▶ [PROMPT]: Using the data beneath, show every line that includes the word "with".

▶ [RECORDED INFORMATION]:
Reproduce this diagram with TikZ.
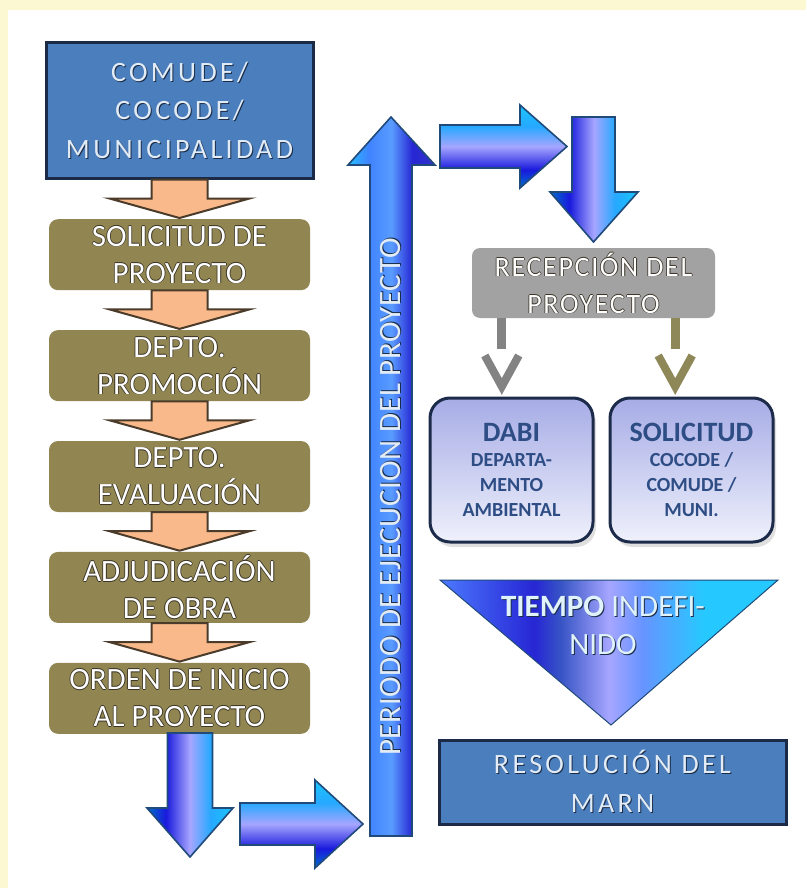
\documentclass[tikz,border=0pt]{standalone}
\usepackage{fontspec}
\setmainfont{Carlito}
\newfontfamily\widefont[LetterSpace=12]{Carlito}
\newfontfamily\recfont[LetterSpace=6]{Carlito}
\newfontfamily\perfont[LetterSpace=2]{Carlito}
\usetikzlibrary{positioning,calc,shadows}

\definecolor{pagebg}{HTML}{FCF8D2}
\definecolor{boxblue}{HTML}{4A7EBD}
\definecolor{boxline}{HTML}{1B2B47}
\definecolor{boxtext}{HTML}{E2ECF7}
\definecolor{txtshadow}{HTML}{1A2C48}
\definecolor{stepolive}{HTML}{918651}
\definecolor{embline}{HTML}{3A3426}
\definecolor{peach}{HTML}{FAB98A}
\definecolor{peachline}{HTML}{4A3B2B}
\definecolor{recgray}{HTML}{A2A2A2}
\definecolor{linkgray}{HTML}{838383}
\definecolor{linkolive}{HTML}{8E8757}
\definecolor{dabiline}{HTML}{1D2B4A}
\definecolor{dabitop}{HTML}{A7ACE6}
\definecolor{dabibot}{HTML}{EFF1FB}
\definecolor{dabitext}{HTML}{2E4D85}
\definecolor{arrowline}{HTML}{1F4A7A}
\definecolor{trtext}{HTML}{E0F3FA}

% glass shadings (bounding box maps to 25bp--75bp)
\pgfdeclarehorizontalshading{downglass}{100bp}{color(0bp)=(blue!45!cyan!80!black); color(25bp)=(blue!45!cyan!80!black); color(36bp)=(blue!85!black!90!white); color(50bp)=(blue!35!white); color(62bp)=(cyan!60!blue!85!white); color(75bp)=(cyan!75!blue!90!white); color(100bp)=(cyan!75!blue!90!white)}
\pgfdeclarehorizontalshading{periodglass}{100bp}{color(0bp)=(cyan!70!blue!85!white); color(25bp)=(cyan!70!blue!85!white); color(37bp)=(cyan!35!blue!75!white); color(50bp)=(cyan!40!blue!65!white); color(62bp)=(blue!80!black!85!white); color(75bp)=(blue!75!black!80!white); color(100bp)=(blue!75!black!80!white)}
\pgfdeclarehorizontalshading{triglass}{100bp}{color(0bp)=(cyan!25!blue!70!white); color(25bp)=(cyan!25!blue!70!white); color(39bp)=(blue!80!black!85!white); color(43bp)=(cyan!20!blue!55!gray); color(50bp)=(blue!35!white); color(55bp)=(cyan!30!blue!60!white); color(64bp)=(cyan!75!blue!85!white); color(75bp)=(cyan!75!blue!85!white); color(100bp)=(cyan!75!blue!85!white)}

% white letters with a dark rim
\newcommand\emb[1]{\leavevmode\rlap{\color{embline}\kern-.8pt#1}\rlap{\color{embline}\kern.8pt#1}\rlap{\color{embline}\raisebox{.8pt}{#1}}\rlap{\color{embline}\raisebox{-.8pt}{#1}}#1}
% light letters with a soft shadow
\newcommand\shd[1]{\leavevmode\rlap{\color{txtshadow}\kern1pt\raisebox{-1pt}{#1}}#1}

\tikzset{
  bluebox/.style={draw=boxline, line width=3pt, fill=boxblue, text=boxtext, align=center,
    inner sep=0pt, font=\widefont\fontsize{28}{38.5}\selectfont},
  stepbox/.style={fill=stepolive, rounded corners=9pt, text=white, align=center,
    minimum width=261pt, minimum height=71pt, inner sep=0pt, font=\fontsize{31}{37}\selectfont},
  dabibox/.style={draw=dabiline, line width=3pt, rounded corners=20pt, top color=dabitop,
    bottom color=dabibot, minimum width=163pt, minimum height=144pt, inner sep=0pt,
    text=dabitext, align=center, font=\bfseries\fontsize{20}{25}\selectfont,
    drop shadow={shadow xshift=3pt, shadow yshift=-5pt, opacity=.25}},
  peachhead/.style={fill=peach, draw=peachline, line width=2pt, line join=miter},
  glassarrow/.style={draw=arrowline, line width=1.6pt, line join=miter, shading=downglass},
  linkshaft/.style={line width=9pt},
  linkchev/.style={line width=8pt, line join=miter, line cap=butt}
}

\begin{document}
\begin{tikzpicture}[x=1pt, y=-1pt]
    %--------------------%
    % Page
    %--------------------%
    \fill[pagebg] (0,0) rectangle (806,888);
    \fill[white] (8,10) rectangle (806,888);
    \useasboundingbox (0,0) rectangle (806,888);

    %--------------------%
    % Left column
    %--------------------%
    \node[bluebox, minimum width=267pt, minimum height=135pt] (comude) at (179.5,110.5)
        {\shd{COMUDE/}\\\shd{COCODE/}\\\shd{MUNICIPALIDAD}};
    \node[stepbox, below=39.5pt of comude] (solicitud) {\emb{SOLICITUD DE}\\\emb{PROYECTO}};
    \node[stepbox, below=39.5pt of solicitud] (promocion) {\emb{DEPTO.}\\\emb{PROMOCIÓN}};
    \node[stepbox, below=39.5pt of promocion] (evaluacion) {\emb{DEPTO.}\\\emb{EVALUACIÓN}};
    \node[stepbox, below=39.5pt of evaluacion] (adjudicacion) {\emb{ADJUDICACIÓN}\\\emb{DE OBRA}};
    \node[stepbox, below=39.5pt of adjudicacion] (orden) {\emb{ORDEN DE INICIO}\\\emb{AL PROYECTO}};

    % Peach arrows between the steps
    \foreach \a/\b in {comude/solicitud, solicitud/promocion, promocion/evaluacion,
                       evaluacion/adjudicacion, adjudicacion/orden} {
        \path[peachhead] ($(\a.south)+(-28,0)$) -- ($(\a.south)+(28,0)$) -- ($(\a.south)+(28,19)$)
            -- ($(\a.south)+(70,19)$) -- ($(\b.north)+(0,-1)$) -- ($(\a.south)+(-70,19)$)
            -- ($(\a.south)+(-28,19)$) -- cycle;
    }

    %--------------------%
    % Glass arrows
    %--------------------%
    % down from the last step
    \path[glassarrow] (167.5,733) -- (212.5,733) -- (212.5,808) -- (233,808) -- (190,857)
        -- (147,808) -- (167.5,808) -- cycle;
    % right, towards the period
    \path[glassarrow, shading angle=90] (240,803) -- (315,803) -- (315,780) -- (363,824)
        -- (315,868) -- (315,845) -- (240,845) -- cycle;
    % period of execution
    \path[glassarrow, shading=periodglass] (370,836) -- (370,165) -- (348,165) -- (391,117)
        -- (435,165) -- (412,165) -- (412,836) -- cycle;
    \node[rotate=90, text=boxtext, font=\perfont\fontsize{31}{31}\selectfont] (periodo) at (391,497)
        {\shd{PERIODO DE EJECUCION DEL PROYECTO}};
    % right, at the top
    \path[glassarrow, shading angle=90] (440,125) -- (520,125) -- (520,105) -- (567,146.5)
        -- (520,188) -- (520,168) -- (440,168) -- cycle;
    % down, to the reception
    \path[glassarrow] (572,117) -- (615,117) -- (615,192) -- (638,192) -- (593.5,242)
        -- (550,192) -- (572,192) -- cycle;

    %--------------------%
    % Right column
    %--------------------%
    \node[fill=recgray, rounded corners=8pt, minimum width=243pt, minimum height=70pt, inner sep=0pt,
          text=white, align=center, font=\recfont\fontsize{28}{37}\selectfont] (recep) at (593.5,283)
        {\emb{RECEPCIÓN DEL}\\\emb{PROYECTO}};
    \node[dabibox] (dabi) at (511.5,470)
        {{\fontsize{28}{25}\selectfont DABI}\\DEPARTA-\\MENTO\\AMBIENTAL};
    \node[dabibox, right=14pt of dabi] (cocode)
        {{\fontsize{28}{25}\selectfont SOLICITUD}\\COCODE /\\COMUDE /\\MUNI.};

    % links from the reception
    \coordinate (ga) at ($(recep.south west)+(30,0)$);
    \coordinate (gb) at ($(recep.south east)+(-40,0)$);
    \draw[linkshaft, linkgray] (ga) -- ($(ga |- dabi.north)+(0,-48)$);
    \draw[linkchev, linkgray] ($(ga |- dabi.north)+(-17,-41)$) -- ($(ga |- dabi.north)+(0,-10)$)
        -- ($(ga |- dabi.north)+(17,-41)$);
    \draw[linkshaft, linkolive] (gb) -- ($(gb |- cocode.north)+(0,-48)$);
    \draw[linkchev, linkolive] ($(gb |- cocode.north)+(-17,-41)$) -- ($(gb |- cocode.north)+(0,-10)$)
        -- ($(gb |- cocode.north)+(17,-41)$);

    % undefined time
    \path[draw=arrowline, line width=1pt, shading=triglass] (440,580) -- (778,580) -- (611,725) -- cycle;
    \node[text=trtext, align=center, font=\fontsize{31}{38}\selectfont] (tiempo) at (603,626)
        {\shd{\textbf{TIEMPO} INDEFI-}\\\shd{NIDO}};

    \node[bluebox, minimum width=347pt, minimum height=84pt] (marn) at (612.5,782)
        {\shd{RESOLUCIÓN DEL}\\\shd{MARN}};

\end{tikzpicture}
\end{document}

▶ [OUTPUT OF THE EXERCISE]:
Reproduce this diagram with TikZ.
% white letters with a dark rim
% light letters with a soft shadow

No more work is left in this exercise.